The finance minister in this year’s Budget announced dereservation of 180 products. News reports suggest that the investment limit of 69 of these has been increased to Rs 5 crore. From where can one get hold of these lists? Are there other items where the investment limit is higher than Rs 1 crore?
—Richa Dalal, Mumbai
First, these are two distinct announcements: an investment hike is not possible for unreserved items. The list of 180 products that are to be de-reserved, as announced by the FM, has not been notified yet. The list of 69 reserved items, for which the investment limit has been hiked, is available at the Sido web site: http://www.smallindustryindia.com.
Second, there are 140 products that have investment limit of Rs 5 crore instead of Rs 1 crore for other SSI reserved items. The major categories include: hosiery & knitwear, hand-tools, stationery, sports goods, chemicals, food products, dyes, glass & ceramics and auto-parts & components.
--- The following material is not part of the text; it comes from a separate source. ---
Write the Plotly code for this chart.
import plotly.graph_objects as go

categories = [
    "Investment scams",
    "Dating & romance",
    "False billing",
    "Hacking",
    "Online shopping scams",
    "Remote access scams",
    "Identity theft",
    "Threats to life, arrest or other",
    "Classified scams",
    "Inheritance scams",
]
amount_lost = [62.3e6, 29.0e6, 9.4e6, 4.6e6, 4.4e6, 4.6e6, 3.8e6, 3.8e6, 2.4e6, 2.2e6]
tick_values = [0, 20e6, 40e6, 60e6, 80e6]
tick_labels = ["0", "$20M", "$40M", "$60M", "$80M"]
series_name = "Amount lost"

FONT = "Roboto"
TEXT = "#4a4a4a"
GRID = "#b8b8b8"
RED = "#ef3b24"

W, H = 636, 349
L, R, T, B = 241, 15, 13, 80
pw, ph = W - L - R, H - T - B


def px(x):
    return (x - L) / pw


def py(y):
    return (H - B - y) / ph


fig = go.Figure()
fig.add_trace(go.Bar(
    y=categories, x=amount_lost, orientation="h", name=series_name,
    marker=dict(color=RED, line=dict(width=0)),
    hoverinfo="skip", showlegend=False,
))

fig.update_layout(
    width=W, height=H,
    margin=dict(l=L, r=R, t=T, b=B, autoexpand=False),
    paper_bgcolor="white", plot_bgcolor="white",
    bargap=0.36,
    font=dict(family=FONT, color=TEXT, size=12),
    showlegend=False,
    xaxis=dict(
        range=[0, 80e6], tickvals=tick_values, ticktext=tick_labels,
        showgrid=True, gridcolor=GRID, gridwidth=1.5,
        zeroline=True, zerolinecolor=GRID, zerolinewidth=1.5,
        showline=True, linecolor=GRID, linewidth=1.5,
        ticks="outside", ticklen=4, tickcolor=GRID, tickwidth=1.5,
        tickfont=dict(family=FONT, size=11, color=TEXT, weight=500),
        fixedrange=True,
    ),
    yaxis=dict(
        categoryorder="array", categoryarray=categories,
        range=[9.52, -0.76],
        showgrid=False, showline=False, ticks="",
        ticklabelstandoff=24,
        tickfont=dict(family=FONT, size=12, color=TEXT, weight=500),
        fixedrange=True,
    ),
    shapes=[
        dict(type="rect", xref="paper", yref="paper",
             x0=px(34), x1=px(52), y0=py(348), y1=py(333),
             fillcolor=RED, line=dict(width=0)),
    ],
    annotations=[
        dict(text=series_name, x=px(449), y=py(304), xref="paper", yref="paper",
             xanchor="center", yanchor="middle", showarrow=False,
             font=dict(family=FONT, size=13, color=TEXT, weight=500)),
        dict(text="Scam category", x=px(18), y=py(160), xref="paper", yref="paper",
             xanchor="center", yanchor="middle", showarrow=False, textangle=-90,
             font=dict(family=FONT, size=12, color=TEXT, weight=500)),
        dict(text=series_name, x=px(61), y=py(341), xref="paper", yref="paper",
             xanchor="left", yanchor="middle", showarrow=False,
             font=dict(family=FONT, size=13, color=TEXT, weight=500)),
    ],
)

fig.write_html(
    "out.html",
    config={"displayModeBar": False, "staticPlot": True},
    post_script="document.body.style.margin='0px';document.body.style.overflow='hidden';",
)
We are exporting leather garments under the DEPB scheme. We import linings and accessories. In his recent budget speech, the FM introduced the additional countervailing duty (CVD) on all imports. Will this be levied on our imports also, which are done against the DEPB scheme?
—T Ravi Kumar, Chennai
No, you are not required to pay additional CVD. All goods on which no basic customs duty and additional duty of customs are leviable, are exempted from ACVD, too. DEPB being an exemption scheme, the goods imported under it are exempted. In other words, goods imported under DEPB are those on which no BCD or CVD is leviable and, therefore, ACVD is also not applicable to them.